Keeping in mind that $X^a$ is arbitrary, we can factor it away from equation $(2)$, and renaming along the way $Y$ to $X$, we obtain:
$$
\widehat{\nabla}_a X^b = \nabla_a X^b + \Upsilon_a X^b + \delta_a{}^b \Upsilon_c X^c - X_a \Upsilon^b \tag{4}
$$
Here $\delta^a{}_b$ is the identity operator, also known as the Kronecker symbol.
It is convenient to introduce the following difference tensor
$$
S_a{}^b{}_c := \Upsilon_a \delta^b{}_c + \delta_a{}^b \Upsilon_c - \Upsilon^b g_{a c} \tag{5}
$$
Using $(5)$ we can rewrite $(4)$ simply as
$$
\widehat{\nabla}_a X^b = \nabla_a X^b  + S_a{}^b{}_c X^c \tag{6}
$$
For any tensor $A^{a b}$, we can calculate the conformal rescaling rule of its covariant derivative using the Leibniz rule in disguise:
$$
\widehat{\nabla}_a A^{b c} = \nabla_a A^{b c} + S_a{}^b{}_d A^{d c} + S_a{}^c{}_d A^{b d} \tag{7}
$$
The divergence $\nabla_a A^{a b}$ is then rescaled according to the identity
$$
\widehat{\nabla}_a A^{a b} = \nabla_a A^{a b} + S_a{}^a{}_c A^{c b} + S_a{}^b{}_c A^{a c} \tag{8}
$$
We can simplify the terms of the above equation, using $(5)$, as follows:
$$
S_a{}^a{}_c A^{c b} = (\Upsilon_c + n \Upsilon_c - \Upsilon_c) A^{c b} = n \Upsilon_c A^{c b} \tag{9}
$$
and
$$
S_a{}^b{}_c A^{a c} = (\Upsilon_a \delta^b{}_c + \delta_a{}^b \Upsilon_c - \Upsilon^b g_{a c}) A^{a c} = \Upsilon_a A^{a b} + \Upsilon_c A^{b c} - \Upsilon^b \mathrm{tr} A \tag{10}
$$
And now, if $A^{a b}$ is symmetric ($A^{a b} = A^{b a}$) and trace-free ($\mathrm{tr}A = 0$), the last equation simplifies even further
$$
S_a{}^b{}_c A^{a c} = 2 \Upsilon_c A^{c b} \tag{11}
$$
Thus, for a symmetric trace-free $A^{a b}$, we have the following formula for the conformal rescaling of its divergence:
$$
\widehat{\nabla}_a A^{a b} = \nabla_a A^{a b} + (n + 2) \Upsilon_a A^{a b}  \tag{12} 
$$
This means that for any (trace-free symmetric) tensor $A^{a b}$ its divergence is not conformally invariant, unless $A^{a b}$ is identically zero (everywhere vanishing).

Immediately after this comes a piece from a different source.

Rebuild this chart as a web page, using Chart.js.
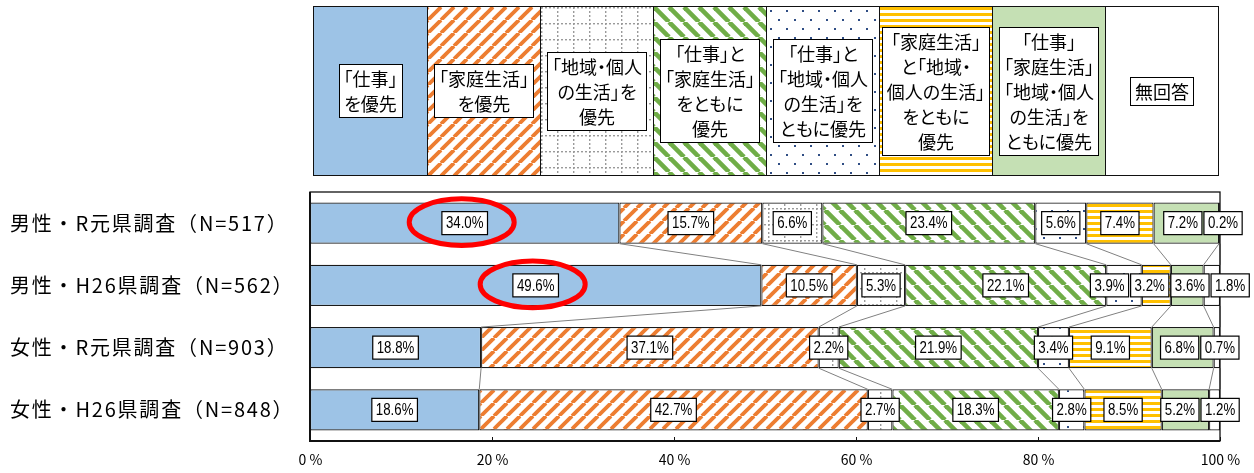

We can improve our situation by considering weighted versions of $A^{a b}$. Namely, let $w \in \mathbb{R}$ be any real number, so that we can calculate
$$
\widehat{\nabla}_a (\Omega^w A^{a b})
= (\widehat{\nabla}_a \Omega^w) A^{a b}  + \Omega^w \widehat{\nabla}_a A^{a b} \\
= (w \Omega^{w - 1} \nabla_a \Omega) A^{a b} + \Omega^w (\nabla_a A^{a b} + (n + 2) \Upsilon_a A^{a b}) \\
= (w \Omega^{w} \nabla_a \log \Omega) A^{a b} + \Omega^w (\nabla_a A^{a b} + (n + 2) \Upsilon_a A^{a b}) \\
= \Omega^w \big( \nabla_a A^{a b} + (n + w + 2) \Upsilon_a A^{a b} \big) \tag{13}
$$
The weight is something which we can choose, so that if $\dim M = n$, choosing $w = - n - 2$, we can achieve the following conformal covariance property:
$$
\widehat{\nabla}_a (\Omega^{ - n - 2} A^{a b}) = \Omega^{ - n - 2} \nabla_a A^{a b} \tag{14}
$$
In particular, if $n = 3$, we can use the weight $-5$, and $\psi^{- 2} = \Omega$, to recover the result in OP.